De fait, elles n’ont guère autre chose à proposer que d’attendre un illusoire geste de bonne volonté des dirigeants iraniens. A tout le moins, il leur faudrait envisager des moyens de rétorsion à l’encontre de l’Iran, en raison de son programme balistique et de sa politique de domination de la zone, du golfe Arabo-Persique à la Méditerranée orientale. Leur refus du conflit avec l’Iran débouche sur la paralysie : cet accord nous dissuade d’agir. Pendant ce temps, les alliés régionaux, de l’UE-3, d’Israël au golfe Arabo-Persique, se mettent en ligne avec Washington. Comment prétendre peser dans la région si l’on ne sait pas prendre en compte les intérêts de sécurité de ses alliés ? Dans une alliance ou un partenariat stratégique, un minimum de réciprocité est requis.

La question palestinienne a pu être reléguée au second plan lors de cette rencontre, malgré les protestations politiques qui y sont liées par certains membres de l'opposition. Comment mesurer la position française sur cette question ?

Il est vrai que la France est discrète sur la question. Un simple rappel des positions de la diplomatie française à propos de la création d’un Etat palestinien. Progressivement, la question est devenue secondaire, aussi bien aux yeux des capitales arabes - accaparées par d’autres problèmes géopolitiques (menace irano-chiite, islamisme, terrorisme) et les conséquences du mal-développement - que ceux des capitales européennes. La France comme les autres Etats européens n’ont tout simplement pas la volonté et la capacité d’influencer positivement la situation locale, moins encore de « remodeler » le Proche-Orient. Les Européens sont accaparés par leurs problèmes propres et ont d’autres priorités sur le plan extérieur.

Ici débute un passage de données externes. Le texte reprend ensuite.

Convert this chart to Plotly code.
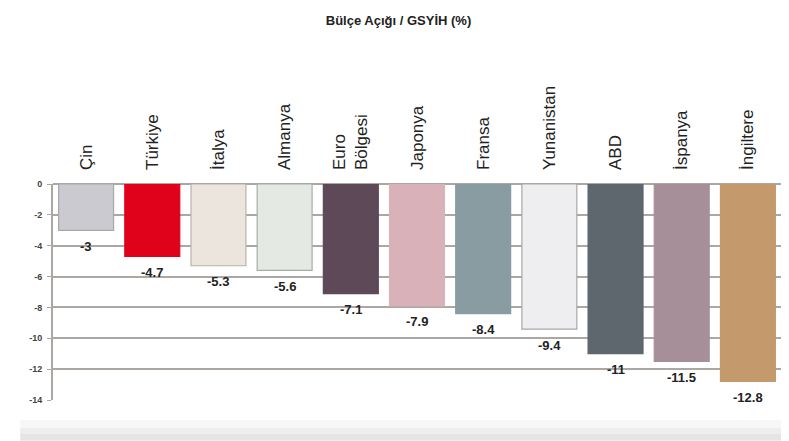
import plotly.graph_objects as go

categories = ["Çin", "Türkiye", "İtalya", "Almanya", "Euro<br>Bölgesi", "Japonya",
              "Fransa", "Yunanistan", "ABD", "İspanya", "İngiltere"]
values = [-3, -4.7, -5.3, -5.6, -7.1, -7.9, -8.4, -9.4, -11, -11.5, -12.8]
value_labels = ["-3", "-4.7", "-5.3", "-5.6", "-7.1", "-7.9", "-8.4", "-9.4", "-11", "-11.5", "-12.8"]
colors = ["#cacad0", "#e0021b", "#ece5de", "#e5e9e4", "#5d4958", "#d9b1b9",
          "#889ca2", "#eeeef0", "#5e666e", "#a78f9a", "#c49a6c"]
line_colors = ["#a8a8a8", "#e0021b", "#b8b2ac", "#a8aca8", "#5d4958", "#d9b1b9",
               "#889ca2", "#a8a8a8", "#5e666e", "#a78f9a", "#c49a6c"]
y_ticks = [0, -2, -4, -6, -8, -10, -12, -14]

# page body has an 8px margin, so the figure is sized/offset to compensate
W, H = 781, 433
ML, MR, MT, MB = 45, 8, 176, 41
plot_h = H - MT - MB

fig = go.Figure(go.Bar(
    x=categories, y=values,
    marker=dict(color=colors, line=dict(color=line_colors, width=1.2)),
    cliponaxis=False, width=0.83,
))

for c, v, t in zip(categories, values, value_labels):
    fig.add_annotation(x=c, y=v, text="<b>%s</b>" % t, showarrow=False,
                       yanchor="middle", yshift=-16,
                       font=dict(family="Liberation Sans, Arial", size=13, color="#222"))

def py(px_from_plot_bottom):
    return px_from_plot_bottom / plot_h

band = [(-20, -28, "#f7f7f7"), (-28, -34, "#eeeeee"), (-34, -40, "#e5e5e5"), (-40, -41, "#ededed")]
shapes = [dict(type="rect", xref="paper", yref="paper", x0=-0.045, x1=1.02,
               y0=py(b), y1=py(a), fillcolor=col, line=dict(width=0), layer="below")
          for a, b, col in band]

fig.update_layout(
    width=W, height=H,
    margin=dict(l=ML, r=MR, t=MT, b=MB),
    paper_bgcolor="white", plot_bgcolor="white",
    title=dict(text="<b>Bülçe Açığı / GSYİH (%)</b>", x=0.5, xanchor="center",
               y=1 - 12 / H, yanchor="middle",
               font=dict(family="Liberation Sans, Arial", size=13, color="#222")),
    showlegend=False,
    xaxis=dict(side="top", tickangle=-90, showgrid=False, showline=False,
               automargin=False, ticks="", ticklabelstandoff=13,
               tickfont=dict(family="Liberation Sans, Arial", size=17, color="#222")),
    yaxis=dict(range=[-14, 0], tickvals=y_ticks, ticktext=["<b>%s</b>" % v for v in y_ticks],
               automargin=False, ticklabelstandoff=3,
               showgrid=True, gridcolor="#ada7a3", gridwidth=1.5,
               zeroline=True, zerolinecolor="#ada7a3", zerolinewidth=2,
               showline=True, linecolor="#ada7a3", linewidth=2,
               ticks="outside", ticklen=4, tickcolor="#ada7a3",
               tickfont=dict(family="Liberation Sans, Arial", size=9, color="#444")),
    shapes=shapes,
)

fig.write_html("out.html")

Peut-être faudrait-il enfin admettre que la question palestinienne, d’une ampleur limitée par rapport aux conflits régionaux, n’est pas « la mère de toutes les guerres ».  L’expansionnisme irano-chiite, le djihadisme global, l’irrédentisme kurde et, au total, le risque d’une grande guerre interétatique au Moyen-Orient, avec de graves prolongements internationaux, ont éclipsé la question palestinienne. Même les Etats de l’ancien « front du refus » - un regroupement qui avait pris forme après l’accord de paix israélo-égyptien (depuis renforcé par l’accord israélo-jordanien) -, se désintéressent de la question palestinienne.